Winner: planer for most buyers, jointer for rough-lumber-first shops.

The Better Buy

Buy planer first if your shop uses mixed lumber, has limited space, or already has another way to establish one flat face. It is the better choice for the most common buyer because it stays useful on more projects and brings less layout pain.

Buy jointer first if rough, twisted stock is your standard starting point and the first face determines whether the build moves forward. It solves a narrower problem, but it solves that problem better than a planer does.

For the most common use case, the planer is the better buy.

FAQ

Can a planer replace a jointer?

No. A planer makes stock parallel in thickness, but it does not create a flat reference face from twisted lumber.

Can a jointer replace a planer?

No. A jointer flattens and squares, but it does not bring parts to final thickness.

Which one should come first in a small shop?

The planer should come first in a small shop if you already have another way to establish one flat face. The jointer comes first only when rough lumber is the normal starting point.

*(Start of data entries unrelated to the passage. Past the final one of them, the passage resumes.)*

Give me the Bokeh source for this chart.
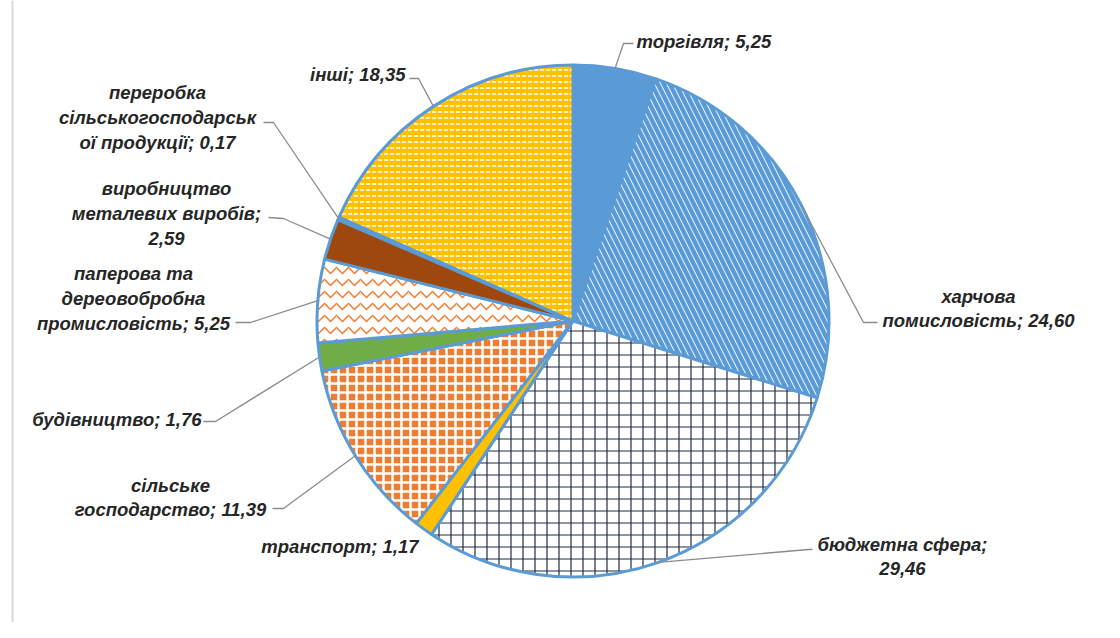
import numpy as np
from bokeh.plotting import figure
from bokeh.models import Range1d, ColumnDataSource, Span
from bokeh.core.properties import value
from bokeh.embed import file_html
from bokeh.resources import INLINE

# ---------------- data ----------------
categories = ["торгівля", "харчова помисловість", "бюджетна сфера", "транспорт",
              "сільське господарство", "будівництво",
              "паперова та дереовобробна промисловість",
              "виробництво металевих виробів",
              "переробка сільськогосподарської продукції", "інші"]
values = [5.25, 24.60, 29.46, 1.17, 11.39, 1.76, 5.25, 2.59, 0.17, 18.35]
wrapped_names = ["торгівля", "харчова\nпомисловість", "бюджетна сфера", "транспорт",
                 "сільське\nгосподарство", "будівництво",
                 "паперова та\nдереовобробна\nпромисловість",
                 "виробництво\nметалевих виробів",
                 "переробка\nсільськогосподарськ\nої продукції", "інші"]
separators = ["; ", "; ", ";\n", "; ", "; ", "; ", "; ", ";\n", "; ", "; "]

# ---------------- styles ----------------
fill_colors = ["#5B9BD5", "white", "white", "#FFC000", "#ED7D31", "#70AD47",
               "white", "#9E480E", "#7F7F7F", "#FFC000"]
hatch_patterns = [" ", "\\", "+", " ", "+", " ", "v", " ", " ", "\""]
hatch_colors = ["#5B9BD5", "#5B9BD5", "#1F2A44", "#FFC000", "white", "#70AD47",
                "#ED7D31", "#9E480E", "#7F7F7F", "white"]
hatch_weights = [1, 4.5, 1.2, 1, 2.5, 1, 1.5, 1, 1, 1.5]
hatch_scales = [8, 12, 12, 8, 9, 8, 12, 8, 8, 6]

# layout (image pixel coordinates, y downward)
CX, CY, R = 572.5, 320.5, 256.0
label_pos = [(636, 41, "left"), (978, 308, "center"), (902, 556, "center"),
             (418, 546, "right"), (170, 497, "center"), (201, 419, "right"),
             (133, 298, "center"), (166, 213, "center"), (157, 117, "center"),
             (405, 74, "right")]
leader_end = [(633, 43), (877, 322), (812, 549), None, (272, 508), (203, 421),
              (235, 322), (268, 217), (263, 122), (409, 78)]
leader_elbow = [(623, 43), (863, 322), (808, 549), None, (283, 508), (215, 421),
                (250, 322), (283, 218), (273, 122), (418, 78)]

W, H = 1104, 622
p = figure(width=W, height=H, output_backend="svg", toolbar_location=None,
           x_range=Range1d(0, W), y_range=Range1d(-H, 0),
           min_border=0, outline_line_color=None, background_fill_color="white",
           border_fill_color="white")
p.axis.visible = False
p.grid.visible = False

vals = np.array(values)
frac = vals / vals.sum()
cum = np.concatenate([[0], np.cumsum(frac)])
start = np.pi / 2 - 2 * np.pi * cum[:-1]
end = np.pi / 2 - 2 * np.pi * cum[1:]
mid_theta = 2 * np.pi * (cum[:-1] + cum[1:]) / 2  # clockwise from top

src = ColumnDataSource(dict(start=start, end=end, fill=fill_colors,
                            hp=hatch_patterns, hc=hatch_colors,
                            hw=hatch_weights, hs=hatch_scales, cat=categories))
p.wedge(x=CX, y=-CY, radius=R, start_angle="start", end_angle="end",
        direction="clock", source=src, fill_color="fill",
        hatch_pattern="hp", hatch_color="hc", hatch_weight="hw", hatch_scale="hs",
        line_color="#5B9BD5", line_width=3)

# leader lines
xs, ys = [], []
for i in range(len(values)):
    if leader_end[i] is None:
        continue
    ex = CX + R * np.sin(mid_theta[i])
    ey = CY - R * np.cos(mid_theta[i])
    xs.append([ex, leader_elbow[i][0], leader_end[i][0]])
    ys.append([-ey, -leader_elbow[i][1], -leader_end[i][1]])
p.multi_line(xs, ys, line_color="#8C8C8C", line_width=1.3)

# labels
for i in range(len(values)):
    txt = wrapped_names[i] + separators[i] + f"{values[i]:.2f}".replace(".", ",")
    lx, ly, al = label_pos[i]
    p.text(x=[lx], y=[-ly], text=[txt], text_align=al, text_baseline="middle",
           text_font=value("Liberation Sans"), text_font_style="bold italic",
           text_font_size="18.5px", text_color="#262626", text_line_height=1.17)

# left border line
p.add_layout(Span(location=12, dimension="height", line_color="#D9D9D9", line_width=2))

open("out.html", "w").write(file_html(p, INLINE))
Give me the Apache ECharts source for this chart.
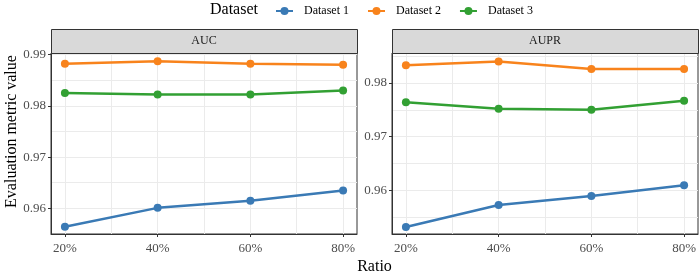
<!DOCTYPE html>
<html>
<head>
<meta charset="utf-8">
<script src="https://cdn.jsdelivr.net/npm/echarts@6/dist/echarts.min.js"></script>
<style>
  html, body { margin: 0; padding: 0; background: #fff; }
  #chart { width: 700px; height: 274px; }
</style>
</head>
<body>
<div id="chart"></div>
<script>
// values
const ratios = [0.2, 0.4, 0.6, 0.8];
const seriesNames = ["Dataset 1", "Dataset 2", "Dataset 3"];
const panelNames = ["AUC", "AUPR"];

const aucDataset1 = [0.9564, 0.9601, 0.9615, 0.9635];
const aucDataset2 = [0.9882, 0.9887, 0.9882, 0.9880];
const aucDataset3 = [0.9825, 0.9822, 0.9822, 0.9830];

const auprDataset1 = [0.9531, 0.9572, 0.9589, 0.9609];
const auprDataset2 = [0.9833, 0.9840, 0.9826, 0.9826];
const auprDataset3 = [0.9764, 0.9752, 0.9750, 0.9767];

const aucTicks = [0.96, 0.97, 0.98, 0.99];
const auprTicks = [0.96, 0.97, 0.98];
const xTicks = [0.2, 0.4, 0.6, 0.8];

const aucRange = [0.955, 0.9903];
const auprRange = [0.9518, 0.9856];
const xRange = [0.17, 0.83];

const COLORS = ["#3a7ab5", "#f8831c", "#32a033"];
const FONT = "Liberation Serif";
const GRID_COLOR = "#ebebeb";
const INK = "#333333";

const panels = [
  { values: [aucDataset1, aucDataset2, aucDataset3], ticks: aucTicks, range: aucRange, left: 51 },
  { values: [auprDataset1, auprDataset2, auprDataset3], ticks: auprTicks, range: auprRange, left: 392 },
];
const PANEL_W = 306, PANEL_TOP = 53, PANEL_H = 181, STRIP_H = 24;

const chart = echarts.init(document.getElementById("chart"), null, { renderer: "canvas" });

// hidden axes that only draw the major + minor grid lines
const gridLineAxis = (i, range) => ({
  type: "value",
  gridIndex: i,
  min: range[0],
  max: range[1],
  splitNumber: 7,
  axisLine: { show: false },
  axisTick: { show: false },
  axisLabel: { show: false },
  splitLine: {
    show: true,
    showMinLine: false,
    showMaxLine: false,
    lineStyle: { color: GRID_COLOR, width: 1 },
  },
  z: 0,
});

const option = {
  animation: false,
  textStyle: { fontFamily: FONT },
  title: {
    text: "Dataset",
    left: 205,
    top: -3,
    textStyle: { fontFamily: FONT, fontSize: 16, fontWeight: "normal", color: "#000" },
  },
  legend: {
    data: seriesNames,
    left: 270,
    top: 0,
    itemWidth: 17,
    itemHeight: 10,
    itemGap: 18,
    textStyle: { fontFamily: FONT, fontSize: 12, color: "#000", padding: [0, 0, 0, 6] },
  },
  grid: panels.map((p) => ({
    left: p.left,
    top: PANEL_TOP,
    width: PANEL_W,
    height: PANEL_H,
    show: true,
    borderColor: INK,
    borderWidth: 1,
    backgroundColor: "#fff",
  })),
  xAxis: [
    ...panels.map((p, i) => ({
      type: "value",
      gridIndex: i,
      min: xRange[0],
      max: xRange[1],
      splitNumber: 7,
      axisLine: { show: true, lineStyle: { color: INK, width: 1 } },
      axisTick: { show: true, length: 3, lineStyle: { color: INK }, customValues: xTicks },
      axisLabel: {
        customValues: xTicks,
        margin: 8,
        fontFamily: FONT,
        fontSize: 13,
        color: "#4d4d4d",
        formatter: (v) => Math.round(v * 100) + "%",
      },
      splitLine: { show: false },
      z: 2,
    })),
    ...panels.map((p, i) => gridLineAxis(i, xRange)),
  ],
  yAxis: [
    ...panels.map((p, i) => ({
      type: "value",
      gridIndex: i,
      min: p.range[0],
      max: p.range[1],
      splitNumber: 7,
      axisLine: { show: true, lineStyle: { color: INK, width: 1 } },
      axisTick: { show: true, length: 3, lineStyle: { color: INK }, customValues: p.ticks },
      axisLabel: {
        customValues: p.ticks,
        margin: 5,
        fontFamily: FONT,
        fontSize: 13,
        color: "#4d4d4d",
        formatter: (v) => v.toFixed(2),
      },
      splitLine: { show: false },
      z: 2,
    })),
    ...panels.map((p, i) => gridLineAxis(i, p.range)),
  ],
  graphic: [
    ...panels.flatMap((p, i) => [
      {
        type: "rect",
        shape: { x: p.left + 0.5, y: PANEL_TOP - STRIP_H + 0.5, width: PANEL_W, height: STRIP_H },
        style: { fill: "#d9d9d9", stroke: INK, lineWidth: 1 },
        z: 10,
      },
      {
        type: "text",
        x: p.left + PANEL_W / 2,
        y: PANEL_TOP - STRIP_H / 2,
        style: {
          text: panelNames[i],
          fill: "#1a1a1a",
          font: "12px '" + FONT + "'",
          textAlign: "center",
          textVerticalAlign: "middle",
        },
        z: 11,
      },
    ]),
    {
      // y title is centred over panel + strip, as in the facetted original
      type: "text",
      x: 12,
      y: PANEL_TOP - STRIP_H + (PANEL_H + STRIP_H) / 2,
      rotation: Math.PI / 2,
      style: {
        text: "Evaluation metric value",
        fill: "#000",
        font: "16px '" + FONT + "'",
        textAlign: "center",
        textVerticalAlign: "middle",
      },
    },
    {
      type: "text",
      x: (panels[0].left + panels[1].left + PANEL_W) / 2,
      y: 267,
      style: {
        text: "Ratio",
        fill: "#000",
        font: "16px '" + FONT + "'",
        textAlign: "center",
        textVerticalAlign: "middle",
      },
    },
  ],
  series: panels.flatMap((p, i) =>
    p.values.map((vals, k) => ({
      name: seriesNames[k],
      type: "line",
      xAxisIndex: i,
      yAxisIndex: i,
      data: ratios.map((r, j) => [r, vals[j]]),
      symbol: "circle",
      symbolSize: 8,
      lineStyle: { width: 2.5, color: COLORS[k] },
      itemStyle: { color: COLORS[k] },
      z: 3,
    }))
  ),
};

chart.setOption(option);
</script>
</body>
</html>
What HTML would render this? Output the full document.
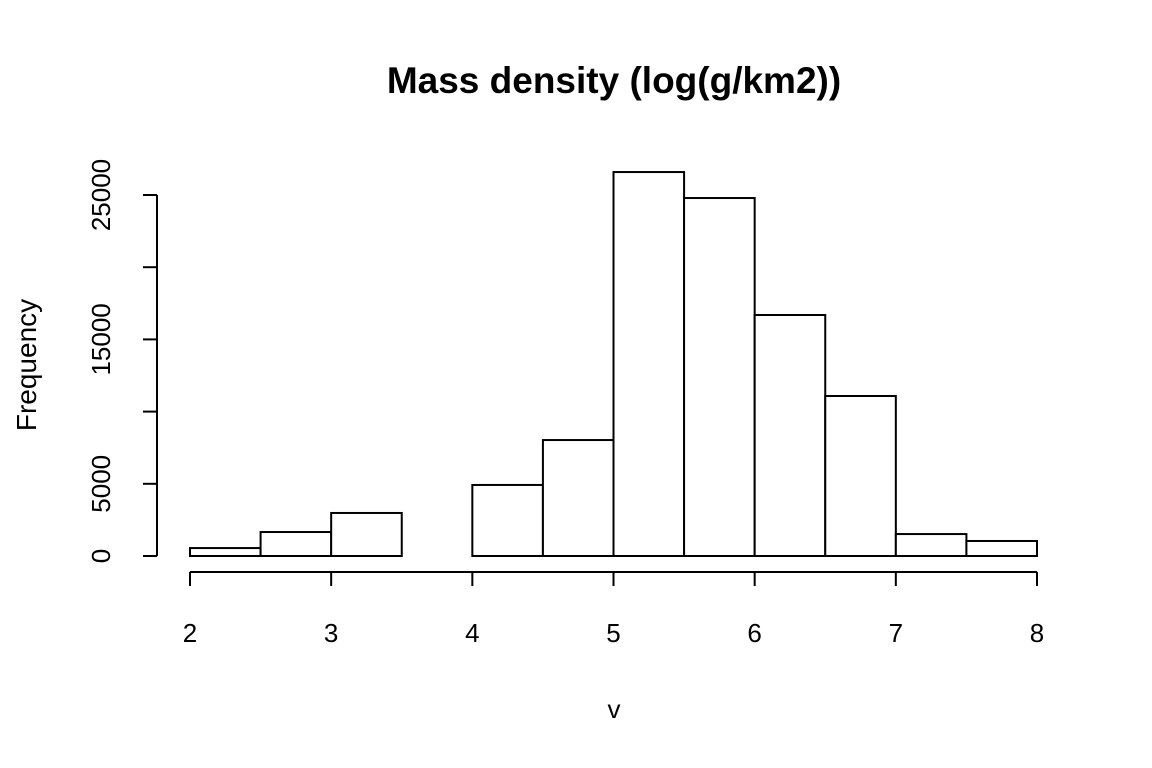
<!DOCTYPE html>
<html><head><meta charset="utf-8"><style>
html,body{margin:0;padding:0;background:#fff;}
svg{display:block;font-family:"Liberation Sans",Arial,sans-serif;}
</style></head><body>
<svg id="chart" width="1152" height="768" viewBox="0 0 1152 768">
<text x="614" y="93" text-anchor="middle" font-size="37" font-weight="bold">Mass density (log(g/km2))</text>
<text x="614" y="718" text-anchor="middle" font-size="26">v</text>
<text x="36" y="365" text-anchor="middle" font-size="28" transform="rotate(-90 36 365)">Frequency</text>
<g id="bars"></g><g id="xaxis"></g><g id="yaxis"></g>
</svg>
<script>
const binStarts = [2,2.5,3,3.5,4,4.5,5,5.5,6,6.5,7,7.5];
const counts = [550,1660,2980,0,4920,8030,26590,24790,16690,11080,1520,1040];
const xTicks = [2,3,4,5,6,7,8];
const yTicks = [0,5000,10000,15000,20000,25000];
const yTickLabels = ["0","5000","","15000","","25000"];
const binWidth = 0.5;
const NS="http://www.w3.org/2000/svg";
function sx(v){return 190+(v-2)*(1037-190)/6;}
function sy(v){return 556-v*(556-195)/25000;}
function mk(t,a,p){const e=document.createElementNS(NS,t);for(const k in a)e.setAttribute(k,a[k]);p.appendChild(e);return e;}
const bars=document.getElementById('bars');
binStarts.forEach((b,i)=>{
  const x0=sx(b),x1=sx(b+binWidth),y=sy(counts[i]);
  const r=mk('rect',{x:x0,y:y,width:x1-x0,height:556-y,fill:'#fff',stroke:'#000','stroke-width':2},bars);
  
  
});
const xa=document.getElementById('xaxis');
const xl=mk('line',{x1:sx(xTicks[0]),x2:sx(xTicks[xTicks.length-1]),y1:572,y2:572,stroke:'#000','stroke-width':2},xa);


xTicks.forEach(t=>{
  mk('line',{x1:sx(t),x2:sx(t),y1:572,y2:586,stroke:'#000','stroke-width':2},xa);
  const tx=mk('text',{x:sx(t),y:642,'text-anchor':'middle','font-size':26},xa);
  tx.textContent=t;
  
  
});
const ya=document.getElementById('yaxis');
const yl=mk('line',{x1:157,x2:157,y1:sy(yTicks[0]),y2:sy(yTicks[yTicks.length-1]),stroke:'#000','stroke-width':2},ya);


yTicks.forEach((t,i)=>{
  mk('line',{x1:143,x2:157,y1:sy(t),y2:sy(t),stroke:'#000','stroke-width':2},ya);
  if(yTickLabels[i]){
    const tx=mk('text',{x:110,y:sy(t),'text-anchor':'middle','font-size':26,transform:'rotate(-90 110 '+sy(t)+')'},ya);
    tx.textContent=yTickLabels[i];
    
    
  }
});
</script>
</body></html>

Which tool handles rough lumber better?

The jointer handles the first step better because it creates the flat reference face that rough stock needs.

Which tool is easier to live with week to week?

The planer. It serves more projects, takes less room, and gives more return after the first setup hurdle is solved.

Do you need both eventually?

Yes, if you mill rough lumber regularly and want a clean, repeatable workflow. A jointer handles the first correction, and a planer finishes the thickness.

What causes the most regret after buying a jointer?

Buying it before solving thicknessing, or buying it for a shop that does not have space for long stock handling.

What causes the most regret after buying a planer?

Expecting it to flatten warped boards without any other flattening method in the shop.